▶ [What you will do]:
From the line with "Write a Python" to the line with "2000, 3000, 4000, 5000, 6000, 7000, 8000, 9000]", both included, repeat each line exactly and leave out the pictures.

[Source code of charts]
★ ★ ★ ★ ★

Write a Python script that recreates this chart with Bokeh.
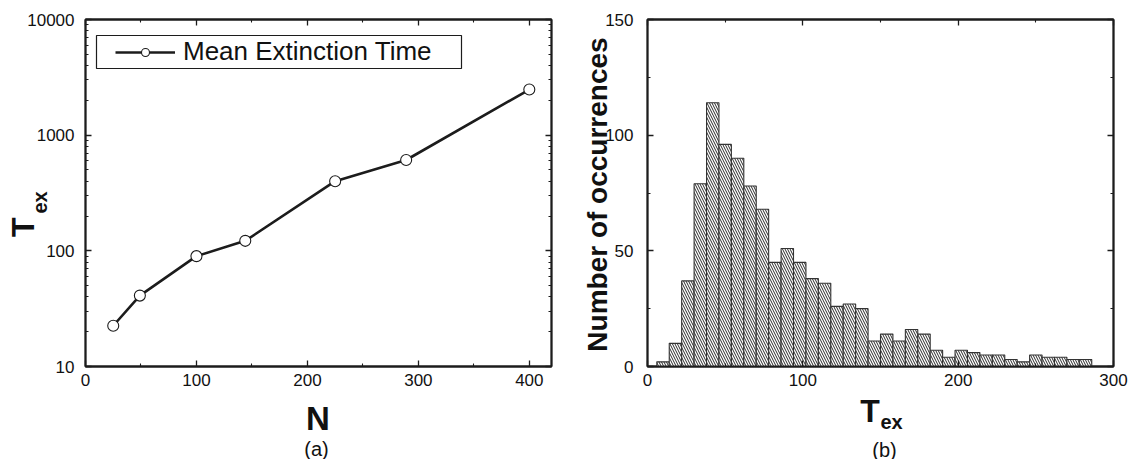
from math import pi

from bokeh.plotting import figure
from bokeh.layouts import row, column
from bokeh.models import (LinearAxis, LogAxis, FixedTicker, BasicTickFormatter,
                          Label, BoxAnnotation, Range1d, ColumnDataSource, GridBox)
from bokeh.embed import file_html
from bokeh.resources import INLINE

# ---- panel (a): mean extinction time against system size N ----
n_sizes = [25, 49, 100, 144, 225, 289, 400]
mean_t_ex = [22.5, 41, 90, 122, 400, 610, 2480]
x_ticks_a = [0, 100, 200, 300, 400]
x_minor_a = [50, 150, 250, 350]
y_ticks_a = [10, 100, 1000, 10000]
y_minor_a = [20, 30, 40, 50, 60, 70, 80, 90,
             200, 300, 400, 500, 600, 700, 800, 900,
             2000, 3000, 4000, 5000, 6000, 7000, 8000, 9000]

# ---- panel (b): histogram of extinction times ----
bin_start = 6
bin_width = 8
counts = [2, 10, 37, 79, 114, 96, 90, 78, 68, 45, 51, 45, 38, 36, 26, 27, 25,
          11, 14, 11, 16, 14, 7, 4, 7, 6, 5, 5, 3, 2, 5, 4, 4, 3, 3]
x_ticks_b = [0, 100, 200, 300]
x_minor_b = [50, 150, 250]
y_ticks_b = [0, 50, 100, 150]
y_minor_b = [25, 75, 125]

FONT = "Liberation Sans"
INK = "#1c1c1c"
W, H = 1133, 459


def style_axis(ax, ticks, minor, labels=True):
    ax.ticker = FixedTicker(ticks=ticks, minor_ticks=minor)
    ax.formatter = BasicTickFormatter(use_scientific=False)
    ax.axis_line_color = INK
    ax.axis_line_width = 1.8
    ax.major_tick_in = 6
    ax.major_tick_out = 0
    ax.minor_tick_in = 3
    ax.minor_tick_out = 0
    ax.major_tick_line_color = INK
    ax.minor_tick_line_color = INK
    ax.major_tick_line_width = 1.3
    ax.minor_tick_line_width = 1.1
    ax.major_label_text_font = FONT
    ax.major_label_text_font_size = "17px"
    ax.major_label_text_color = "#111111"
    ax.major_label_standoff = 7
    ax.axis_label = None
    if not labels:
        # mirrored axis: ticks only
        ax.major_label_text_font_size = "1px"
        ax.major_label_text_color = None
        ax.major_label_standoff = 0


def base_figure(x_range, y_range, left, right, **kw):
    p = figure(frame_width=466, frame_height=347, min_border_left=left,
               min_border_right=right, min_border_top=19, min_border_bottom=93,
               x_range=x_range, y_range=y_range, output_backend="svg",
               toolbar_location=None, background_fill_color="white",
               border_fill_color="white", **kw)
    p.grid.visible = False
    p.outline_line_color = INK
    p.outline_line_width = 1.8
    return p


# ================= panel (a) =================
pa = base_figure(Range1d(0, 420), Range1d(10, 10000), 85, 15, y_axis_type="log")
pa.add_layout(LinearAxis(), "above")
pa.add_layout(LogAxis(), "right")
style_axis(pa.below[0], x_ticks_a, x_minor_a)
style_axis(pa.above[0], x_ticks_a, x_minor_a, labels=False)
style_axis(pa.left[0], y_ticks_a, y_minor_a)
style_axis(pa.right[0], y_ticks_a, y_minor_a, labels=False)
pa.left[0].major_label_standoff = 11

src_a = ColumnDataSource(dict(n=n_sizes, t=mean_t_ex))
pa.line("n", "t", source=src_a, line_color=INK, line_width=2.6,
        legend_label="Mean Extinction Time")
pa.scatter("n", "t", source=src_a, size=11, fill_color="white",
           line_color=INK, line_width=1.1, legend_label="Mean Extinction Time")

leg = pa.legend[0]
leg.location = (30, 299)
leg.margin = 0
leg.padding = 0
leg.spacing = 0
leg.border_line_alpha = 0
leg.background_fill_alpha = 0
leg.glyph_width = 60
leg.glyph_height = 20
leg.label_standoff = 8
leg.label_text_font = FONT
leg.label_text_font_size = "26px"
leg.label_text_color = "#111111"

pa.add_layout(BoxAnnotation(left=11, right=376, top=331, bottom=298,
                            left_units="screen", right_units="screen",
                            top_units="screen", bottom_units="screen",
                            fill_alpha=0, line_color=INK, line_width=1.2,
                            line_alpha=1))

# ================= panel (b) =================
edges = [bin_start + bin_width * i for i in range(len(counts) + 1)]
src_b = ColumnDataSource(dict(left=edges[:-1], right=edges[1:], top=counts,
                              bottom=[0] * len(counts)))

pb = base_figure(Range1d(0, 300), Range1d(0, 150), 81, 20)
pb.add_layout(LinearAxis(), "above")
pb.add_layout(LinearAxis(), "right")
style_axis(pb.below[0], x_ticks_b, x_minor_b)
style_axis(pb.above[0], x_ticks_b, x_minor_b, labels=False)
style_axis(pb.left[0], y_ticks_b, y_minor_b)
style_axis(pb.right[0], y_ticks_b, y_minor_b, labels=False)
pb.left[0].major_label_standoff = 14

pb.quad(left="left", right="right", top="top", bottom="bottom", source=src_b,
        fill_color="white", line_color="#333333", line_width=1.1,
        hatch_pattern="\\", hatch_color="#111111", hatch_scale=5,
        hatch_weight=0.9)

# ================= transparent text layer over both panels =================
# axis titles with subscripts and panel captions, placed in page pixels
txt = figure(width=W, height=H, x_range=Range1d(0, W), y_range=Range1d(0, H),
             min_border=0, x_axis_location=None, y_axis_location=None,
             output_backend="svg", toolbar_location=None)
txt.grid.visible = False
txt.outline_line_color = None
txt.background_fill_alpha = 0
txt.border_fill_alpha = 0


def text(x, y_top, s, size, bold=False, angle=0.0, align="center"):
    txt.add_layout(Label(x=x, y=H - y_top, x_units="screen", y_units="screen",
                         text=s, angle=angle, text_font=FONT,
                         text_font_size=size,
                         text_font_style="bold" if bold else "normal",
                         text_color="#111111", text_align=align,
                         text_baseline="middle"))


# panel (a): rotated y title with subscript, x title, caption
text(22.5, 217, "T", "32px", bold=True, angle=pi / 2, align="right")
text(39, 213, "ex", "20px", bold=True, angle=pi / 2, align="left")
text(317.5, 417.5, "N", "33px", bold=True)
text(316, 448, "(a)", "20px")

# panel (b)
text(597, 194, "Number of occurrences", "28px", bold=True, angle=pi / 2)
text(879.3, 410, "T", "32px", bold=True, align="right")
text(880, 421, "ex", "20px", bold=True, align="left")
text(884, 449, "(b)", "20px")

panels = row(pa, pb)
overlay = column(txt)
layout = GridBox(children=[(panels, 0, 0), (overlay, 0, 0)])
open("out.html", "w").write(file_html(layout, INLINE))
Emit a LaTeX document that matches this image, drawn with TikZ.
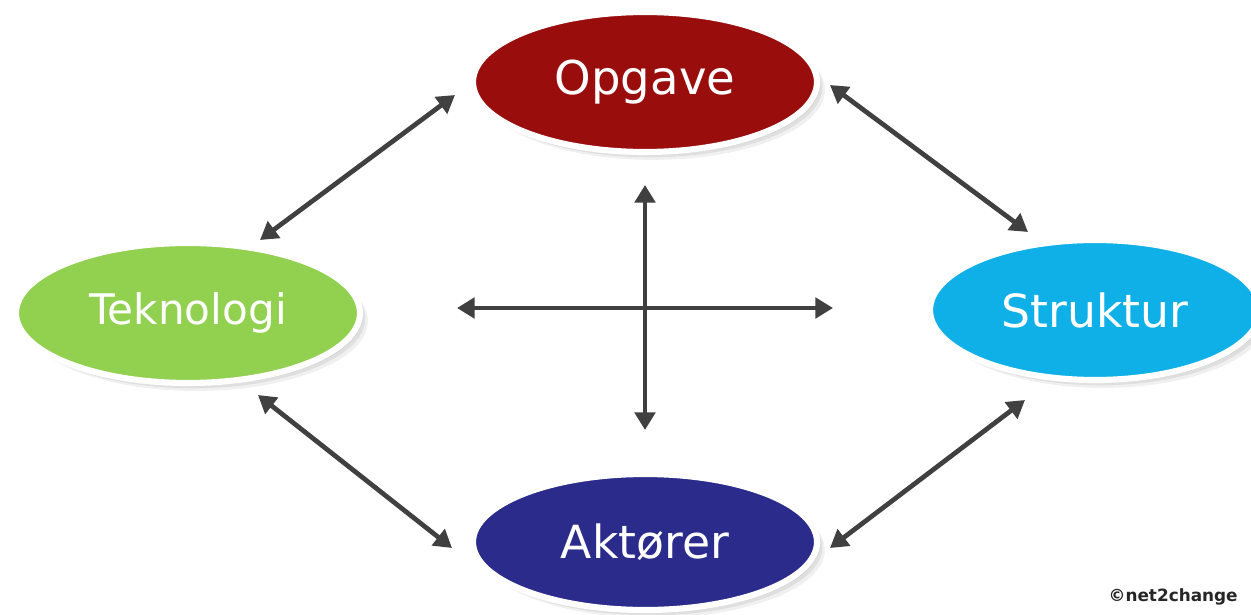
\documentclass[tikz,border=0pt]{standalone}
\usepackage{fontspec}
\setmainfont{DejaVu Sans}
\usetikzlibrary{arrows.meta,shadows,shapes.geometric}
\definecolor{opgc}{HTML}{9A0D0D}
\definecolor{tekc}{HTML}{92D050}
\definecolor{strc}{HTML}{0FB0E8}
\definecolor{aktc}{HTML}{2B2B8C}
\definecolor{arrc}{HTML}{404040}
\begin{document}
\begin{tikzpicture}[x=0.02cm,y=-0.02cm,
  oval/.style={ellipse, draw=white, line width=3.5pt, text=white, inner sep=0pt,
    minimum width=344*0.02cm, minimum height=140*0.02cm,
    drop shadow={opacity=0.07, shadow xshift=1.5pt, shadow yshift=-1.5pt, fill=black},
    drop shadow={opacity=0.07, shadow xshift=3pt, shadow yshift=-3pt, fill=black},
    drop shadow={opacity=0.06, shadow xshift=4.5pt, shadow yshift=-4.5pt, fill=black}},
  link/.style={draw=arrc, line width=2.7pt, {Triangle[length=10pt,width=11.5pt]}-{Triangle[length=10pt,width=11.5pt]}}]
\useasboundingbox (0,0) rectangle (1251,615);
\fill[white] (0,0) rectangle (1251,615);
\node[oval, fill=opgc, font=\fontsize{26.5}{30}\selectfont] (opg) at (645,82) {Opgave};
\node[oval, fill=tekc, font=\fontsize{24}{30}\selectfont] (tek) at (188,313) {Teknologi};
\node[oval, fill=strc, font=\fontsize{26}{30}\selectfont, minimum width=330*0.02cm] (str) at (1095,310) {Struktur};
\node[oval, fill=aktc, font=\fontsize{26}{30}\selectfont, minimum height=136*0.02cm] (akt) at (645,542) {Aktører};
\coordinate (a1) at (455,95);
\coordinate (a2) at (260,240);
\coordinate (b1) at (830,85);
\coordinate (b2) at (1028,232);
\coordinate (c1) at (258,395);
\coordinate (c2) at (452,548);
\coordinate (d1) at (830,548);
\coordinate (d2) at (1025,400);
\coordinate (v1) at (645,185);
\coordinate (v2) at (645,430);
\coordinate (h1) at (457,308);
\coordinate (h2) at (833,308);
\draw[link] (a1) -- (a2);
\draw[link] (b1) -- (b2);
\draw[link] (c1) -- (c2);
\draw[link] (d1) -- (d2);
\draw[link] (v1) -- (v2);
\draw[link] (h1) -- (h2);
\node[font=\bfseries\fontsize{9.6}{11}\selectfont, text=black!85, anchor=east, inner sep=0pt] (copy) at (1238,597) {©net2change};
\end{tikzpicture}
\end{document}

★ ★ ★ ★ ★

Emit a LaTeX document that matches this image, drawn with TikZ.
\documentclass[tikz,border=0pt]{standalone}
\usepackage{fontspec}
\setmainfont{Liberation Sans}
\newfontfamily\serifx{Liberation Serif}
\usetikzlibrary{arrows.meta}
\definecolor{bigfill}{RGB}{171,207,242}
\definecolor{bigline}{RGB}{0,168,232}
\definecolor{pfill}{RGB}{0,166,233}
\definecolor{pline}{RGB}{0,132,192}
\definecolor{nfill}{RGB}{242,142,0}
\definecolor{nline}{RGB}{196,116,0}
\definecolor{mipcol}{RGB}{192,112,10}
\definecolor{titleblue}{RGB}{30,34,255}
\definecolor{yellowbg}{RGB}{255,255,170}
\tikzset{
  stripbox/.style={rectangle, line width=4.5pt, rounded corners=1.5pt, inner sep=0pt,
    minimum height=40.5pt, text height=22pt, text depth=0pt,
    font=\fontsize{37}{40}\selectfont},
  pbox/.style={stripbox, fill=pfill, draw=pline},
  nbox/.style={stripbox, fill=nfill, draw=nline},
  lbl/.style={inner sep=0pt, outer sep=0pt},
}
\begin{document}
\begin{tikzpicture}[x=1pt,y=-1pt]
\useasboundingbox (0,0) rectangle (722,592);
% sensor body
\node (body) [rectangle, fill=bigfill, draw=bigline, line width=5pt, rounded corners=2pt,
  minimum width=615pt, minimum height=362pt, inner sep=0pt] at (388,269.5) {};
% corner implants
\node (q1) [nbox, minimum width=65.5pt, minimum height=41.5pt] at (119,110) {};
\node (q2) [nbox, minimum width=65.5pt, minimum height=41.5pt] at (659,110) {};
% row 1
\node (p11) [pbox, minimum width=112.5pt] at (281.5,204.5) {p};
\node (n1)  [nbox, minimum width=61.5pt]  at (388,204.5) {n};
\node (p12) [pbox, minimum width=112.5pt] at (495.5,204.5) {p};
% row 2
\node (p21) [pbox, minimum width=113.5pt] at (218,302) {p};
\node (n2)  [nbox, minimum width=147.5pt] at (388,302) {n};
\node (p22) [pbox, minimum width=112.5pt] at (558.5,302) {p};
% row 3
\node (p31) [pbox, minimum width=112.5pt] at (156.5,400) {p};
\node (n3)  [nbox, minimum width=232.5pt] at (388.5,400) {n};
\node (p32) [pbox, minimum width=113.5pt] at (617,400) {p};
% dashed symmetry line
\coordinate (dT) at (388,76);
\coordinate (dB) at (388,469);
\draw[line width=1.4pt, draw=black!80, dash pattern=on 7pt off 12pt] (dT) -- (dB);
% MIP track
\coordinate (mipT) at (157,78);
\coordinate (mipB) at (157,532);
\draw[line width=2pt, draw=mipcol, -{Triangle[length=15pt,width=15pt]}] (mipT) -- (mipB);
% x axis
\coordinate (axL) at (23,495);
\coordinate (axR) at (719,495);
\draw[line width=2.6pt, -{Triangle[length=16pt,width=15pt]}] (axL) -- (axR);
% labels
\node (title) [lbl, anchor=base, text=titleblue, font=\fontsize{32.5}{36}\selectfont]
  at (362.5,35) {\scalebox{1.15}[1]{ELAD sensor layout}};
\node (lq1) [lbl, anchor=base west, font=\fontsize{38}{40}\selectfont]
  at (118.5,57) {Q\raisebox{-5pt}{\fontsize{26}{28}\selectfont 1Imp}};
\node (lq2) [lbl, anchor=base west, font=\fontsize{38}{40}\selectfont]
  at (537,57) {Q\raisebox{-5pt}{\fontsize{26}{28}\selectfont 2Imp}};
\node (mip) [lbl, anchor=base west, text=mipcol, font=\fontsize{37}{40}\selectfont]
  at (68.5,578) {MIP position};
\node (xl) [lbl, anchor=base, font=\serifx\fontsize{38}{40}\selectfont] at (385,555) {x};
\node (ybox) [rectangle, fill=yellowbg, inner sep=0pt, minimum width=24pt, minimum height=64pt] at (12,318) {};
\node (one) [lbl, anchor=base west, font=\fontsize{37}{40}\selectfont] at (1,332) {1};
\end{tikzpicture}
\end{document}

★ ★ ★ ★ ★

▶ [Solution to the problem]:
Write a Python script that recreates this chart with Bokeh.
from math import pi

from bokeh.plotting import figure
from bokeh.layouts import row, column
from bokeh.models import (LinearAxis, LogAxis, FixedTicker, BasicTickFormatter,
                          Label, BoxAnnotation, Range1d, ColumnDataSource, GridBox)
from bokeh.embed import file_html
from bokeh.resources import INLINE

# ---- panel (a): mean extinction time against system size N ----
n_sizes = [25, 49, 100, 144, 225, 289, 400]
mean_t_ex = [22.5, 41, 90, 122, 400, 610, 2480]
x_ticks_a = [0, 100, 200, 300, 400]
x_minor_a = [50, 150, 250, 350]
y_ticks_a = [10, 100, 1000, 10000]
y_minor_a = [20, 30, 40, 50, 60, 70, 80, 90,
             200, 300, 400, 500, 600, 700, 800, 900,
             2000, 3000, 4000, 5000, 6000, 7000, 8000, 9000]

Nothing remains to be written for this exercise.